L’Union africaine devait également stigmatiser la perfidie de Londres sur la question des Chagos. « A colonial power speaking about the free will of our colonized at the time they were under its power. Is history being rewritten? Or it’s that our countries had witnessed such freedom without our knowledge? More astounding that a colonizer is requesting the colonized to bring documents from its archives », s’est demandée la conseillère juridique de l’Union africaine.

Dans le cadre des procédures initiées devant la Cour internationale de justice, Maurice doit accomplir une dernière étape, soit répondre à la question du juge italien Giorgio Gaja. Celui-ci était intéressé de prendre connaissance du « will of the Chagossians » sur les développements envisagés. En principe, Maurice a jusqu’à 20 heures ce soir pour communiquer au Registrar du Tribunal de La Haye ses éléments de réponse.

Pravind Jugnauth: « J’ai de l’espoir que l’opinion sera favorable »
Le Premier ministre Pravind Jugnauth, qui a assisté à la dernière séance des auditions de la Cour internationale de justice, se dit optimiste quant à cette requête de Maurice pour une Advisory Opinion. « J’ai de l’espoir que l’opinion sera favorable », a-t-il indiqué en déclarant avoir suivi à distance le déroulement de ces auditions devant la Cour internationale de justice de La Haye même s’il était pris par ses missions à Beijing et à Paris.
«  C’est un moment historique d’être présent ici pour assister aux dernières interventions qui ont été extraordinaires. Non seulement parce qu’elles ont été favorables à Maurice mais aussi par la qualité des arguments et les points mis en avant », a dit le Premier ministre.

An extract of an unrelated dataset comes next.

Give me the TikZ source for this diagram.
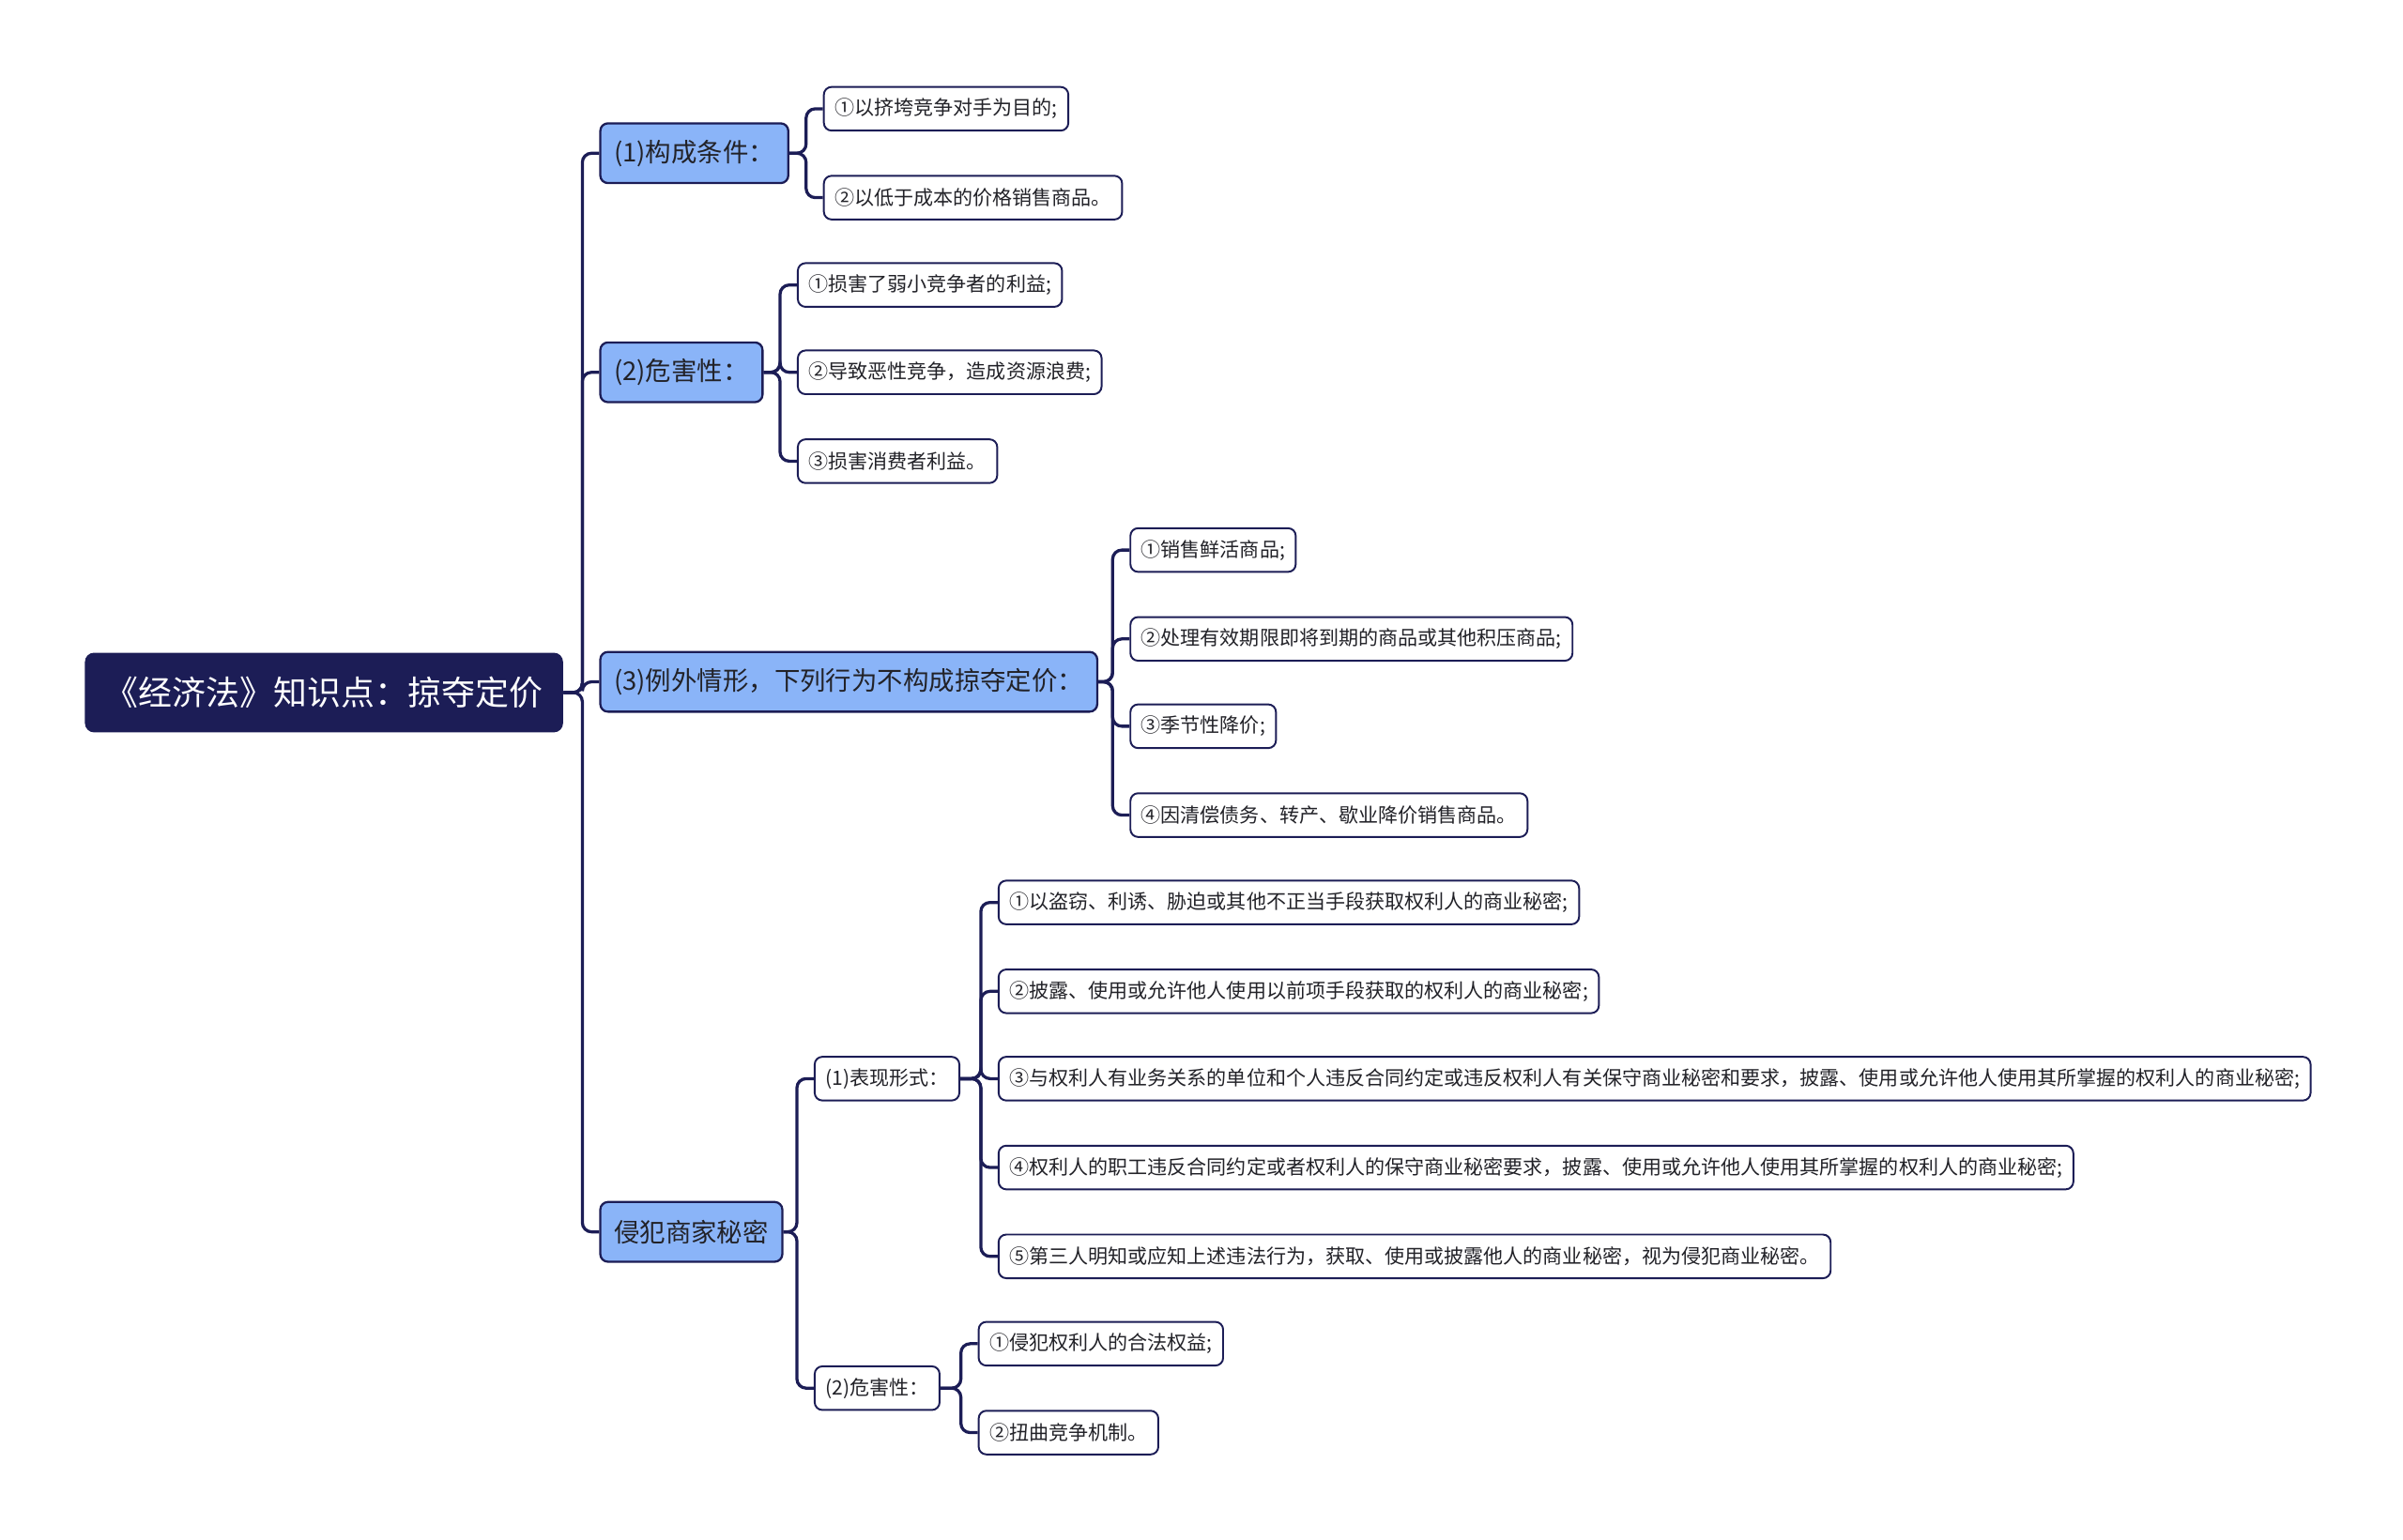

« L’intervention de l’Union africaine au nom des tous les pays de l’Afrique était extraordinaire. Maintenant les juges vont délibérer. Cela va prendre du temps pour éplucher tous ces arguments y compris ceux contre nous. Mais moi j’ai grand espoir. Nous bataillons pour une cause juste et légitime. La décolonisation de Maurice n’est pas complète en 2018 et je n’ai aucun doute, dans mon esprit, que l’opinion sera favorable », a-t-il conclu.

Philippe Sands QC : « The level of professionalism has been astonishing »

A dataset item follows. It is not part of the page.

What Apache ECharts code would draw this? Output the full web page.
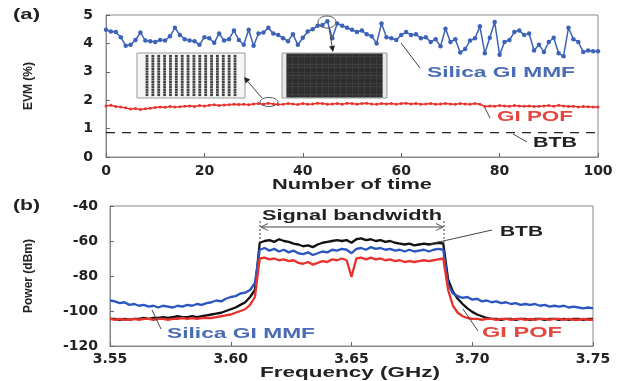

Le Leading Counsel de Maurice à La Haye, Philippe Sands QC, se félicite du déroulement des auditions qui ont eu lieu durant ces quatre jours.  « It is different from any case that I have worked before. I am working for an African country. It is not just commercial activities for a lawyer. There is a real commitment here to a much bigger cause. It is one of the reason I went to International Law to ensure that a greater sense of justice somehow emerge. But something very special happened to me this week in terms of what I saw in the Court. I am acting for an African country; Africa is a continent of many countries and faces many challenges. But I have never worked for a country in which the professionalism of the civil service and the organisation of people I have been priviledged to work with in the capital of Port Louis has been better. It is a level of professionalism that is astonishing for any country and that compounded with what happened in the Court this week », a-t-il déclaré hier soir. L’équipe légale de Maurice finalisera aujourd’hui ses Written Submissions pour répondre à une question du juge Gaja au sujet de la pertinence de la volonté des Chagossiens pour cette requête d’Advisory Opinion.